HEAT

The June-August summer season ended with a long-lasting heatwave that produced more than 2000 new daily high temperature records across the southern and central U.S., according to scientists at NOAA's National Climatic Data Center in Asheville, N.C. The record heat helped make this the second warmest August and the 6th warmest summer on record for the contiguous U.S., based on preliminary data. At the end of August drought affected almost half of the contiguous U.S. The global surface temperature was 7th warmest on record for the June-August period.

The Climate of 2007

photo credit




a thought or two:

It is revealing to note that the National Climatic Data Center is situated within the Department of Commerce [On October 3 1970, NOAA was created within the Dept of Commerce combining Bureau of Commercial Fisheries, Weather Bureau, Coast and Geodetic Survey, Environmental Data Service, National Oceanographic Data Center and the National Satellite Center.] and that the U.S. Department of Commerce is "the voice of business in government."

This was to be a temporary arrangement- initial proposals placed the NOAA within the Department of the Interior or in a newly-created Department of Natural Resources.

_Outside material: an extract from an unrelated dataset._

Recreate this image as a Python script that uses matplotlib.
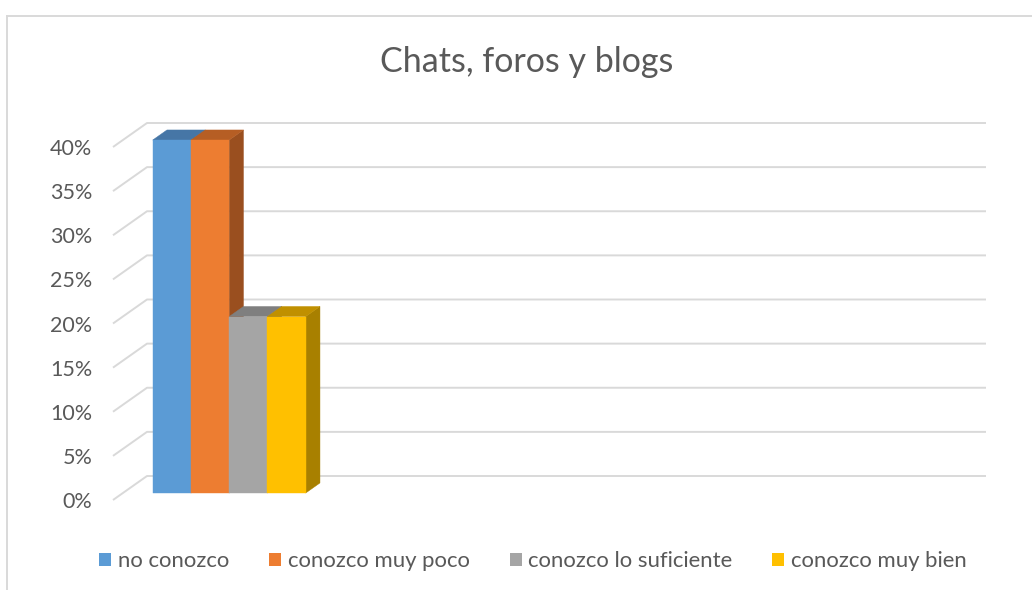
import matplotlib
matplotlib.use("Agg")
import matplotlib.pyplot as plt
import matplotlib.patches as patches
import numpy as np

# data
series = ["no conozco", "conozco muy poco", "conozco lo suficiente", "conozco muy bien"]
values = [40, 40, 20, 20]
front_colors = ["#5B9BD5", "#ED7D31", "#A5A5A5", "#FFC000"]
top_colors = ["#4676A6", "#B65E24", "#7F7F7F", "#C09000"]
side_colors = ["#3E6690", "#9A4F1F", "#6E6E6E", "#A88000"]
y_ticks = [0, 5, 10, 15, 20, 25, 30, 35, 40]
title = "Chats, foros y blogs"

# style / layout (pixel based, figure at 100 dpi)
W, H = 1032, 590
TEXT = "#595959"
GRID = "#D9D9D9"
FONT = "Lato"
plt.rcParams["font.family"] = [FONT, "DejaVu Sans"]

BAR_PX = 38.25           # bar width in px
PCT_PX = 353 / 40        # px per percent (front plane)
FLOOR_DX, FLOOR_DY = 34, 24   # px shift front -> back wall
X_LEFT, X_RIGHT = 113, 952    # front plane extent in px
Y_ZERO = 500
D0, D1 = 0.29, 0.71      # bar depth range (0 = front, 1 = back)
FIRST_BAR = 0.78         # offset of first bar from left wall, bar units

fig = plt.figure(figsize=(W / 100, H / 100), dpi=100)
fig.patch.set_facecolor("white")

ax = fig.add_axes([X_LEFT / W, (H - Y_ZERO) / H,
                   (X_RIGHT - X_LEFT) / W, 40 * PCT_PX / H])
xmax = (X_RIGHT - X_LEFT) / BAR_PX
ax.set_xlim(0, xmax)
ax.set_ylim(0, 40)
ax.set_facecolor("none")
for s in ax.spines.values():
    s.set_visible(False)

DX = FLOOR_DX / BAR_PX
DY = FLOOR_DY / PCT_PX


def at(x, v, d):
    return (x + d * DX, v + d * DY)


# gridlines (slanted side wall + back wall)
for v in y_ticks:
    pts = [at(0, v, 0), at(0, v, 1), at(xmax, v, 1)]
    ax.plot([p[0] for p in pts], [p[1] for p in pts], color=GRID,
            lw=1.4, clip_on=False, zorder=1, solid_capstyle="butt")

# bars
lefts = FIRST_BAR + np.arange(len(values))
for i, (xl, v) in enumerate(zip(lefts, values)):
    xr = xl + 1
    side = [at(xr, 0, D0), at(xr, v, D0), at(xr, v, D1), at(xr, 0, D1)]
    top = [at(xl, v, D0), at(xr, v, D0), at(xr, v, D1), at(xl, v, D1)]
    ax.add_patch(patches.Polygon(side, closed=True, facecolor=side_colors[i],
                                 edgecolor=side_colors[i], lw=0.3,
                                 clip_on=False, zorder=2))
    ax.add_patch(patches.Polygon(top, closed=True, facecolor=top_colors[i],
                                 edgecolor=top_colors[i], lw=0.3,
                                 clip_on=False, zorder=2))
    ax.bar(xl + D0 * DX, v, width=1, bottom=D0 * DY, align="edge",
           color=front_colors[i], edgecolor=front_colors[i], lw=0.3,
           clip_on=False, zorder=2, label=series[i])

ax.set_xticks([])
ax.set_yticks(y_ticks)
ax.set_yticklabels([f"{t}%" for t in y_ticks])
ax.tick_params(axis="y", length=0, pad=15, labelsize=15.5, labelcolor=TEXT)

# title
fig.text(527 / W, 1 - 62 / H, title, ha="center", va="center",
         fontsize=24.5, color=TEXT)

# legend
handles = [patches.Patch(facecolor=c, edgecolor="none") for c in front_colors]
leg = fig.legend(handles, series, loc="center", ncol=4,
                 bbox_to_anchor=(533 / W, 1 - 561 / H), frameon=False,
                 fontsize=15.9, labelcolor=TEXT, handlelength=0.55,
                 handleheight=0.55, handletextpad=0.3, columnspacing=1.8)

# chart frame (cut at right and bottom)
fig.add_artist(plt.Line2D([7 / W, 7 / W], [0, 1 - 16 / H], color=GRID,
                          lw=1.4, transform=fig.transFigure))
fig.add_artist(plt.Line2D([7 / W, 1], [1 - 16 / H, 1 - 16 / H], color=GRID,
                          lw=1.4, transform=fig.transFigure))

fig.savefig("out.png", dpi=100, facecolor="white")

Nixon's Commerce Secretary Maurice Stans was able to convince Nixon to bring the new agency into the Department of Commerce- where it remains, 37 years later.

from A History of NOAA

Immediately after publication of Our Nation and the Sea, Congress responded by beginning deliberations on the creation of the new agency. The concept was also incorporated into President Nixon's Advisory Council on Executive Organization. This Council, appointed in 1969 and chaired by Ray L. Ash (Litton Industries), made a series of recommendations on re-structuring the executive branch.

One of those proposals was to replace the Department of Interior with a new Department of Natural Resources. One of the elements of the Department was to be a National Oceanic and Atmospheric Administration which would combine some elements of the Department of Interior with the Environmental Science Services Administration (ESSA) of the Department of Commerce.

Then Secretary of Commerce, Maurice Stans, noting that ESSA would comprise more than two-thirds of this new Agency (some 10,000 employees and an estimated FY 1970 budget of approximately $200 million) countered with a proposal to, at least initially, consolidate and house NOAA within Commerce and transfer it to the proposed Department of Natural Resources at a later date.

Prior to the Stans' proposal, the Administration had been considering housing an interim organization in the Department of Interior. The logic of Secretary Stans' recommendation, possibly combined with some political tensions between the White House and Interior Secretary Hickel, led to a decision in favor of Commerce. Deliberations within the Executive Branch finally resulted in Reorganization Plan No. 4 of 1970 which was proposed in early July and became effective ninety days later in October 1970.

President Nixon had concurred with Secretary Stans and, incorporating elements from the Stratton Commission Report, the Ash Council recommendations, and Congressional deliberations, proposed that the National Oceanic and Atmospheric Administration be created within the Department of Commerce.

How many of the current Republican Administration's politically motivated reorganizations will survive into the future?